Upgrading and Cloning Instances in Parallel

Tim Grindlay
Kilo Sage

Hi All, 

We've been working with ServiceNow since Geneva back in 2016 and have run 90% of upgrades and patching without the support of a Service partner and over the years we've worked on cutting down the timeframe to patch and upgrade and generally we work to a 2 - 3 week timeframe from upgrading development to upgrading production. 

We have 3 instance environments DEV, UAT and Production and our DEV/UAT portion of the upgrade plan will look something like this:

Day 1

  • (Morning / Afternoon) Pre-clone activities, comms etc.
  • (5pm) Lock out testers and developers. (Upgrade administrator access only)
  • (5pm) Backup all update sets in development.

Day 2

  • (3am) : Scheduled clone for both DEV and UAT.
  • (5am) : Scheduled upgrade both DEV and UAT.
  • (8am) : Post clone / upgrade smoke tests
  • (9am) : Process skipped updates

Once the skipped updates have been processed and we're happy the instances are in a good state, we'll open the environments to testers and developers.

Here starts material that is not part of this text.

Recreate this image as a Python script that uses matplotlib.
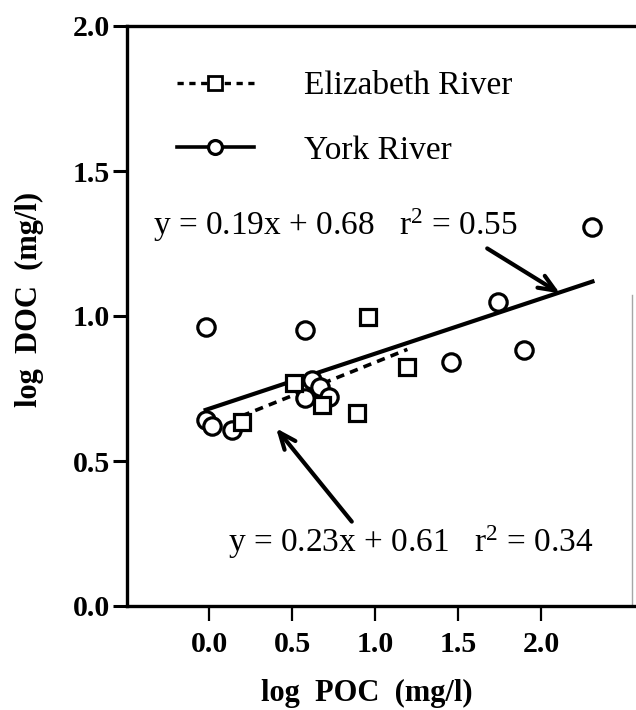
import numpy as np
import matplotlib
matplotlib.use("Agg")
import matplotlib.pyplot as plt

plt.rcParams['font.family'] = ['Liberation Serif', 'DejaVu Serif']
plt.rcParams['mathtext.fontset'] = 'custom'
plt.rcParams['mathtext.rm'] = 'Liberation Serif'
plt.rcParams['mathtext.it'] = 'Liberation Serif:italic'
plt.rcParams['lines.scale_dashes'] = False

# log POC / log DOC (mg/l)
york_x = [-0.02, 0.58, 1.74, 1.46, 1.90, 2.31, -0.02, 0.02, 0.14, 0.58, 0.62, 0.67, 0.72]
york_y = [0.963, 0.952, 1.048, 0.841, 0.883, 1.306, 0.641, 0.622, 0.607, 0.717, 0.780, 0.756, 0.722]
eliz_x = [0.51, 0.96, 1.195, 0.68, 0.894, 0.197]
eliz_y = [0.768, 0.998, 0.825, 0.693, 0.664, 0.636]

# regression fits (slope, intercept, r2)
york_fit = [0.19, 0.68, 0.55]
eliz_fit = [0.23, 0.61, 0.34]

xticks = [0.0, 0.5, 1.0, 1.5, 2.0]
yticks = [0.0, 0.5, 1.0, 1.5, 2.0]

fig = plt.figure(figsize=(6.36, 7.10), dpi=100)
ax = fig.add_axes([127/636, 1-606/710, 513.6/636, 580/710])
ax.set_xlim(-0.494, 2.6)
ax.set_ylim(0, 2.0)

# fit lines
xe = np.array([min(eliz_x), max(eliz_x)])
ax.plot(xe, eliz_fit[0]*xe + eliz_fit[1], color='k', lw=2.6,
        linestyle=(0, (6, 4.5)), zorder=2)
xy = np.array([min(york_x), max(york_x)])
ax.plot(xy, york_fit[0]*xy + york_fit[1], color='k', lw=3.0, zorder=2)

# points
ax.plot(york_x, york_y, 'o', ms=12.5, mfc='white', mec='k', mew=2.3, zorder=3)
ax.plot(eliz_x, eliz_y, 's', ms=11, mfc='white', mec='k', mew=2.3, zorder=4)

# legend handles
h1, = ax.plot([], [], color='k', lw=2.4, linestyle=(0, (4.5, 4)),
              marker='s', ms=10, mfc='white', mec='k', mew=2.0)
h2, = ax.plot([], [], color='k', lw=2.6, marker='o', ms=10,
              mfc='white', mec='k', mew=2.3)
ax.legend([h1, h2], ['Elizabeth River', 'York River'], loc='upper left',
          bbox_to_anchor=(-0.193, 1.845), bbox_transform=ax.transData,
          frameon=False, fontsize=24, handlelength=2.3, handletextpad=1.5,
          labelspacing=1.02, borderpad=0, borderaxespad=0)

# equations
ax.text(-0.337, 1.279, 'y = %.2fx + %.2f   r$^2$ = %.2f' % tuple(york_fit),
        fontsize=24, ha='left', va='baseline')
ax.text(0.114, 0.186, 'y = %.2fx + %.2f   r$^2$ = %.2f' % tuple(eliz_fit),
        fontsize=24, ha='left', va='baseline')

arrow = dict(arrowstyle='->,head_length=1.2,head_width=0.5', lw=3.0,
             color='k', shrinkA=0, shrinkB=0)
ax.annotate('', xy=(2.114, 1.078), xytext=(1.676, 1.233), arrowprops=arrow,
            annotation_clip=False)
ax.annotate('', xy=(0.404, 0.613), xytext=(0.86, 0.291), arrowprops=arrow,
            annotation_clip=False)

# axes styling
for s in ['left', 'bottom', 'top']:
    ax.spines[s].set_linewidth(2.4)
ax.spines['right'].set_visible(False)
ax.axvline(2.55, ymin=0, ymax=0.536, color='0.65', lw=1.0)

ax.set_xticks(xticks)
ax.set_xticklabels(['%.1f' % v for v in xticks])
ax.set_yticks(yticks)
ax.set_yticklabels(['%.1f' % v for v in yticks])
ax.tick_params(axis='y', direction='out', length=10, width=2.2, pad=2,
               labelsize=21.5)
ax.tick_params(axis='x', direction='out', length=11, width=1.6, pad=7,
               labelsize=21.5)
for lab in ax.get_xticklabels() + ax.get_yticklabels():
    lab.set_fontweight('bold')

ax.set_xlabel('log  POC  (mg/l)', fontsize=22, fontweight='bold')
ax.xaxis.set_label_coords(0.467, -0.126)
ax.set_ylabel('log  DOC  (mg/l)', fontsize=22, fontweight='bold')
ax.yaxis.set_label_coords(-0.162, 0.528)

fig.savefig('out.png', dpi=100)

We're shifting this activity to our Service Partner so our core team can focus on other work, but they're of the opinion that the environments, clones, and upgrades should be done on different days as there is a risk in cloning and upgrading both environments on the same day which means this portion of the process gets extended by 3 or 4 days.

What risk is there in doing the clones and upgrades on the same day?

1 ACCEPTED SOLUTION

Eric W
Tera Guru

If you've been able to follow a similar cadence since Geneva for 90% of your upgrades, you've got a pretty good sense of where things can go wrong with your upgrade.

It also suggests to me that your instances are small enough to be cloned and upgraded comparatively quickly, and that you've managed to keep customization to a minimum, making the skip list process go fairly smoothly.

As instances get larger, and customizations (and integrations) get more complex, then there are more opportunities to fail -- both in the clone and the upgrade.  If your organization has the ability to absorb those atypical events when they happen, I would personally recommend against *planning* to fail by pre-emptively moving clones and upgrades to different days.  However, it is important to be able to be resilient in the case one of the actions do fail, and to learn and adapt for "next time."

When an instance clone by itself takes between 1-3 days, and it fails on the third day requiring a restart that takes another 3 days, and this has happened on each of your last 2 clones, then definitely plan more time next time. The same consideration applies for the upgrades.

View solution in original post

15 REPLIES 15

Tim Grindlay
Kilo Sage

To close out this thread I'm going to mark Eric's response as correct as I feel it best summarises our situation by balancing risk, learning and adjusting after each iteration, and not planning to fail. I also don't feel that any of the risks mentioned in other replies would justify changing our process given the former points. Again, thank you all for your responses.